Total flight operations (take off and landings) are up 1.7% for the year. If you recall, ORD retook the title of World's Busiest Airport in this metric in 2014. The lead over Atlanta is widening for 2015.
|
There is no "lead" over Atlanta, only Chicago media reports on the metric of most take-offs and landings.
Yes cargo has increased, but on the passenger side things are pathetic. The true measure of an airport (or any port or station) is passenger count. Which shipping port is busier and more significant, one that receives 100 canoes, kayaks, and rowboats per day, or one that receives 50 giant ocean liners and container ships?
O'Hare is the first one, getting "canoes" all day long because American and United are cheap and like to use 30 seat joke planes to cities that should have larger planes.
The numbers aren't even close--Atlanta is on track to having almost 100 MILLION passengers this year, while O'Hare remains stuck at 70 million pax and now 7th or 8th busiest in the world. I've flown to Atlanta, London, Dubai, and Los Angeles (all airports busier than O'Hare), and those are massive facilities--and you can clearly tell they are more significant than O'Hare. Larger planes, more passengers, better terminals, giant hubs. O'Hare used to be that until American and United sold us out with their downsizing of aircraft. The skyscraper forum equivalent for aviation, airliners.net, agrees with me, O'Hare is simply not one of the big boys anymore.
I don't even think gates are the issue at O'Hare (though 30-40 more would be a huge help). If American and United used normal sized 737 planes instead of those gnats meant to be private jets, passenger count would rise exponentially simply on account of those planes being at least twice as large. Case in point - Midway airport. It cranks out 21 million passengers a year through 42 gates (thanks to Southwest using normal planes), yielding 500,000 passengers per gate. O'Hare does a pathetic 376,000 passengers per gate (70 million/186 gates), even with the jumbo international gates factored in. If O'Hare had the same efficiency of gates as Midway, it would yield 93 million passengers per year, pretty much the SAME as Atlanta. Chicago is definitely getting its money's worth at Midway thanks to Southwest.

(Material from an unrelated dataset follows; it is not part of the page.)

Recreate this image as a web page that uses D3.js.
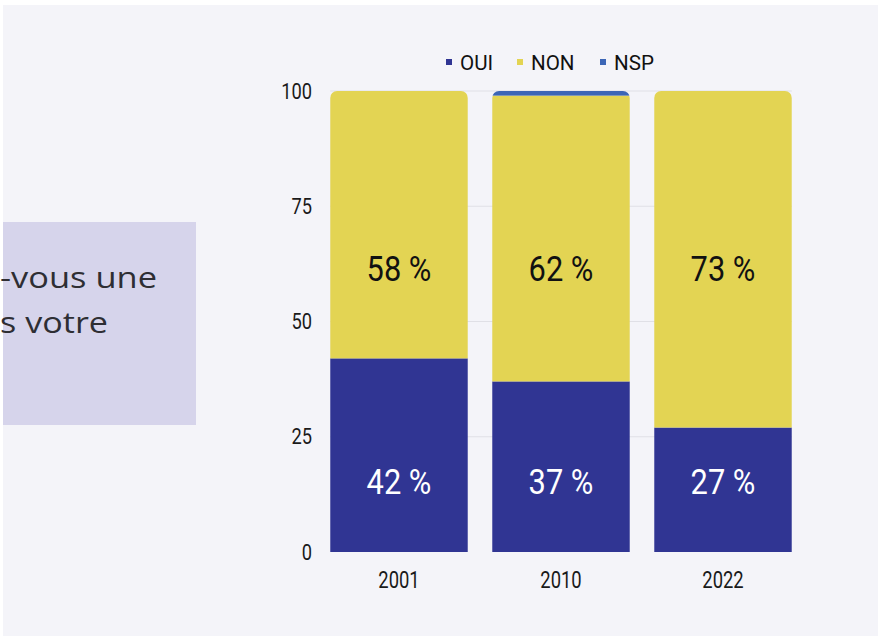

So there you have it, Atlanta is busier because Delta, which uses Atlanta as its home hub, has enough self respect to fly real aircraft out of there.
Priority for the city should be more gates, both international and domestic, and incentivizing United and American to stop using those gnats they call regional jets. I say impose flat landing fees - the same no matter what size or how heavy the aircraft is (current setup charges per aircraft weight).